• [Task]
Repeat the records below exactly, from the first line through the line containing "plt.rcParams['font.family'] = ['Liberation", and leave out any pictures.

• [Supplied material]
----
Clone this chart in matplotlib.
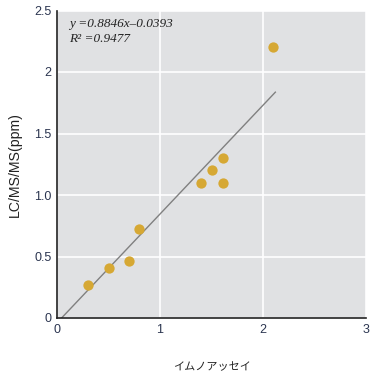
import matplotlib
matplotlib.use("Agg")
import matplotlib.pyplot as plt
from matplotlib.ticker import FixedLocator, FixedFormatter

immuno = [0.30, 0.50, 0.70, 0.80, 1.40, 1.50, 1.61, 1.61, 2.10]
lcms = [0.27, 0.41, 0.46, 0.72, 1.10, 1.20, 1.30, 1.10, 2.20]
slope = 0.8846
intercept = -0.0393
line_x = [-intercept / slope, 2.12]
x_ticks = [0, 1, 2, 3]
y_ticks = [0, 0.5, 1.0, 1.5, 2, 2.5]
y_tick_labels = ["0", "0.5", "1.0", "1.5", "2", "2.5"]

plt.rcParams['font.family'] = ['Liberation Sans', 'Noto Sans CJK JP', 'DejaVu Sans']

fig = plt.figure(figsize=(3.73, 3.72), dpi=100)
ax = fig.add_axes([57/373, 54/372, 309/373, 307.5/372])
ax.set_facecolor('#e0e1e3')
ax.set_xlim(0, 3)
ax.set_ylim(0, 2.5)
ax.xaxis.set_major_locator(FixedLocator(x_ticks))
ax.yaxis.set_major_locator(FixedLocator(y_ticks))
ax.yaxis.set_major_formatter(FixedFormatter(y_tick_labels))
ax.grid(True, color='white', linewidth=1.2)
ax.set_axisbelow(True)
for s in ['top', 'right']:
    ax.spines[s].set_visible(False)
for s in ['left', 'bottom']:
    ax.spines[s].set_color('#222222')
    ax.spines[s].set_linewidth(1.2)
ax.tick_params(length=0, labelsize=9, labelcolor='#2b3550', pad=4)

ax.plot(line_x, [slope * v + intercept for v in line_x], color='#808080', linewidth=1.0, zorder=2)
ax.scatter(immuno, lcms, s=55, color='#d6a834', zorder=3, linewidths=0)

ax.text(0.04, 0.955, "y =0.8846x–0.0393", transform=ax.transAxes, family='Liberation Serif',
        style='italic', fontsize=9.5, color='#222222', va='center')
ax.text(0.04, 0.908, "R² =0.9477", transform=ax.transAxes, family='Liberation Serif',
        style='italic', fontsize=9.5, color='#222222', va='center')

ax.set_xlabel("イムノアッセイ", fontsize=8, color='#222222', labelpad=19,
              family=['Noto Sans CJK JP', 'DejaVu Sans'])
ax.set_ylabel("LC/MS/MS(ppm)", fontsize=10.2, color='#222222', labelpad=9)

fig.savefig("out.png", dpi=100)
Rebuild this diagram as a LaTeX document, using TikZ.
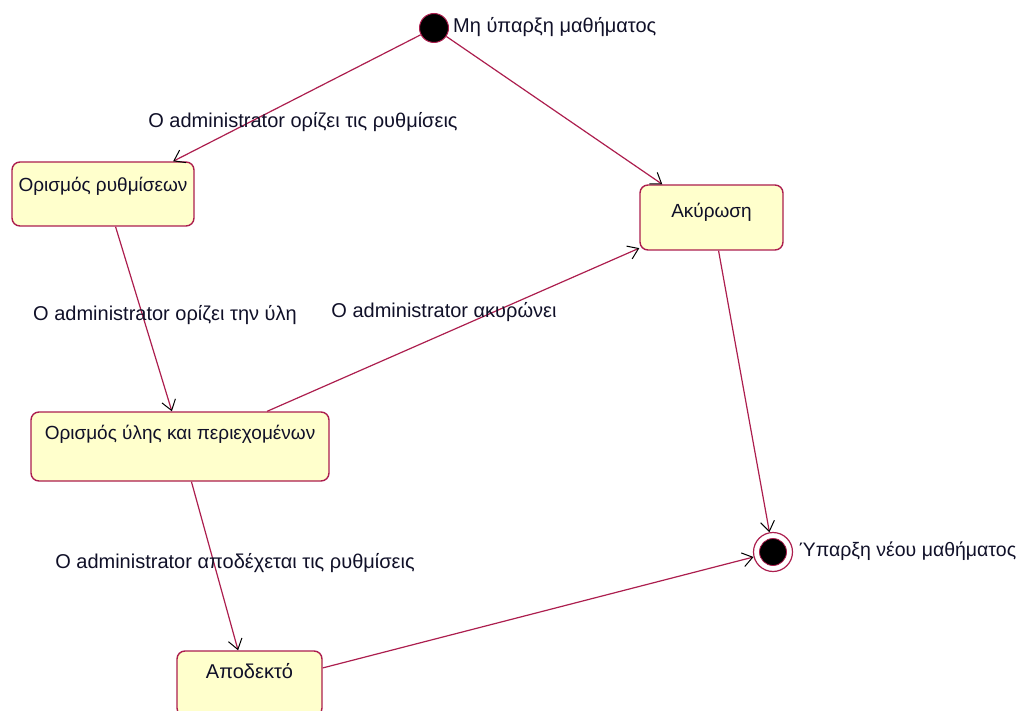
----
• [Exercise answer]
Clone this chart in matplotlib.
import matplotlib
matplotlib.use("Agg")
import matplotlib.pyplot as plt
from matplotlib.ticker import FixedLocator, FixedFormatter

immuno = [0.30, 0.50, 0.70, 0.80, 1.40, 1.50, 1.61, 1.61, 2.10]
lcms = [0.27, 0.41, 0.46, 0.72, 1.10, 1.20, 1.30, 1.10, 2.20]
slope = 0.8846
intercept = -0.0393
line_x = [-intercept / slope, 2.12]
x_ticks = [0, 1, 2, 3]
y_ticks = [0, 0.5, 1.0, 1.5, 2, 2.5]
y_tick_labels = ["0", "0.5", "1.0", "1.5", "2", "2.5"]

plt.rcParams['font.family'] = ['Liberation Sans', 'Noto Sans CJK JP', 'DejaVu Sans']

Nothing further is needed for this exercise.